Although the tales you are about to read are, to the best of my recollection, true, the names of several individuals have been changed to preserve the anonymity of the innocent and to protect the guilty.
—B.H.
FOREWORD
by Michael Moore
MY RELATIONSHIP WITH BEN HAMPER HAS RESULTED IN MY BEing fired from my job, sued for libel, losing a potential friendship with my hero Bruce Springsteen, and now forced into writing this damn foreword so I can keep my favorite ball cap. Which is actually Hamper's favorite ball cap, but now that half the world has seen it on my head in Roger & Me, and, possession being so many tenths of the law, we decided to settle this with my keeping the hat if I wrote this foreword.
Let me back up for a second…
I first heard of Ben Hamper shortly after John Lennon was murdered. A columnist in the Flint Journal, the daily rag in our hometown of Flint, Michigan, wrote that the country was actually better off with Lennon dead, considering all of the rebellion he caused. If it wasn't for Lennon and the Beatles, she exhorted, our generation would have turned out more respectable people who held such jobs as engineers or lawyers. So this guy named Hamper sent a letter to the Flint Journal saying, “I make my living turning bolts in the factory. Being a devoted Lennon fan, I'm suddenly discouraged to realize that, had I avoided this scoundrel's music, I could have been a real success in some lofty vocation.”
I thought about trying to find this “Ben Hamper” to see if he would like to write for my alternative biweekly newspaper, the Flint Voice.
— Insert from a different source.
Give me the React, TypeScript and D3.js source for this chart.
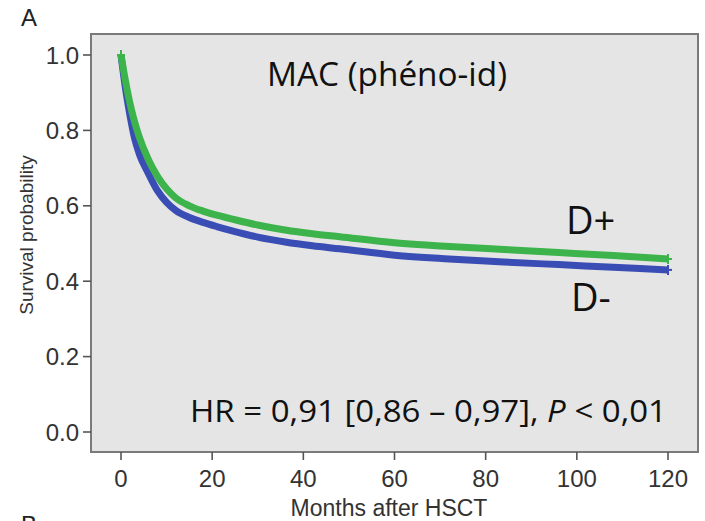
import React from "react";
import * as d3 from "d3";

// Follow-up time points (months after HSCT)
const months = [0, 1, 2, 3, 4, 6, 8, 10, 12, 15, 18, 21, 24, 30, 36, 42, 48, 60, 72, 84, 96, 108, 120];

// Survival probability, donor positive group (D+)
const survivalDPos = [1.0, 0.93, 0.87, 0.822, 0.783, 0.723, 0.678, 0.645, 0.621, 0.6, 0.586, 0.575, 0.566, 0.549, 0.536, 0.526, 0.518, 0.502, 0.492, 0.484, 0.476, 0.468, 0.459];

// Survival probability, donor negative group (D-)
const survivalDNeg = [1.0, 0.91, 0.838, 0.778, 0.738, 0.686, 0.64, 0.609, 0.588, 0.569, 0.556, 0.545, 0.535, 0.517, 0.504, 0.494, 0.486, 0.469, 0.459, 0.451, 0.444, 0.437, 0.43];

const xTicks = [0, 20, 40, 60, 80, 100, 120];
const yTicks = [0.0, 0.2, 0.4, 0.6, 0.8, 1.0];

const W = 705;
const H = 521;
const box = { left: 91, right: 698, top: 34, bottom: 452 };

export default function App() {
  const x = d3.scaleLinear().domain([0, 120]).range([121, 668]);
  const y = d3.scaleLinear().domain([0, 1]).range([432, 55]);

  const line = d3
    .line<[number, number]>()
    .x((d) => x(d[0]))
    .y((d) => y(d[1]))
    .curve(d3.curveMonotoneX);

  const pos: [number, number][] = months.map((m, i) => [m, survivalDPos[i]]);
  const neg: [number, number][] = months.map((m, i) => [m, survivalDNeg[i]]);

  const axisFont = "'Liberation Sans', Arial, Helvetica, sans-serif";
  const noteFont = "'Open Sans', 'Noto Sans', sans-serif";
  const tickColor = "#555";
  const labelColor = "#333";

  const endPos = pos[pos.length - 1];
  const endNeg = neg[neg.length - 1];

  return (
    <svg
      width={W}
      height={H}
      viewBox={`0 0 ${W} ${H}`}
      style={{ position: "absolute", left: 0, top: 0, background: "#fff" }}
    >
      <rect x={0} y={0} width={W} height={H} fill="#fff" />

      {/* panel letters */}
      <text x={21} y={26} fontFamily={axisFont} fontSize={24} fill="#222">A</text>
      <text x={21} y={533} fontFamily={axisFont} fontSize={24} fill="#222">B</text>

      {/* plot panel */}
      <rect
        x={box.left}
        y={box.top}
        width={box.right - box.left}
        height={box.bottom - box.top}
        fill="#e5e5e5"
        stroke="#7a7a7a"
        strokeWidth={2}
      />

      {/* y axis */}
      {yTicks.map((t) => (
        <g key={`y${t}`}>
          <line x1={box.left - 8} x2={box.left} y1={y(t)} y2={y(t)} stroke={tickColor} strokeWidth={1.6} />
          <text
            x={box.left - 12}
            y={y(t)}
            dy="0.36em"
            textAnchor="end"
            fontFamily={axisFont}
            fontSize={24}
            fill={labelColor}
          >
            {t.toFixed(1)}
          </text>
        </g>
      ))}

      {/* x axis */}
      {xTicks.map((t) => (
        <g key={`x${t}`}>
          <line x1={x(t)} x2={x(t)} y1={box.bottom} y2={box.bottom + 8} stroke={tickColor} strokeWidth={1.6} />
          <text
            x={x(t)}
            y={487}
            textAnchor="middle"
            fontFamily={axisFont}
            fontSize={24}
            fill={labelColor}
          >
            {t}
          </text>
        </g>
      ))}

      <text x={389} y={516} textAnchor="middle" fontFamily={axisFont} fontSize={23} fill={labelColor}>
        Months after HSCT
      </text>
      <text
        transform={`translate(33, 235) rotate(-90)`}
        textAnchor="middle"
        fontFamily={axisFont}
        fontSize={19}
        fill={labelColor}
      >
        Survival probability
      </text>

      {/* survival curves */}
      <path d={line(neg) ?? ""} fill="none" stroke="#3a4db5" strokeWidth={7} strokeLinecap="butt" />
      <path d={line(pos) ?? ""} fill="none" stroke="#3cb44b" strokeWidth={7} strokeLinecap="butt" />

      {/* censor marks at the ends */}
      {[
        { p: endNeg, c: "#3a4db5" },
        { p: endPos, c: "#3cb44b" },
        { p: pos[0], c: "#3cb44b" },
      ].map((d, i) => (
        <g key={`c${i}`} stroke={d.c} strokeWidth={2}>
          <line x1={x(d.p[0])} x2={x(d.p[0])} y1={y(d.p[1]) - 5} y2={y(d.p[1]) + 5} />
          <line x1={x(d.p[0]) - 4} x2={x(d.p[0]) + 4} y1={y(d.p[1])} y2={y(d.p[1])} />
        </g>
      ))}

      {/* annotations */}
      <text x={267} y={86} fontFamily={noteFont} fontSize={33} fill="#111" textLength={240} lengthAdjust="spacingAndGlyphs">
        MAC (phéno-id)
      </text>
      <text x={566} y={234} fontFamily={noteFont} fontSize={38} fill="#111">D+</text>
      <text x={571} y={311} fontFamily={noteFont} fontSize={38} fill="#111">D-</text>
      <text x={190} y={422} fontFamily={noteFont} fontSize={31} fill="#111" textLength={477} lengthAdjust="spacingAndGlyphs">
        HR = 0,91 [0,86 – 0,97], <tspan fontStyle="italic">P</tspan> &lt; 0,01
      </text>
    </svg>
  );
}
But that idea got shoved aside, and it was another six months before an unsolicited record review from Ben arrived in the mail with a note attached saying I could run this if I wanted to. This one-paragraph review was so wonderfully sick that I immediately called him up to discuss further writing assignments.
After a few more reviews for the Flint Voice, it was clear from his writing that there was more inside him that needed to come out. I asked him to consider writing a column about life in the shop—or any other subject of his choosing. So in addition to reports from the General Motors assembly line, he covered the local Elvis impersonators, faith healers and greasy spoons.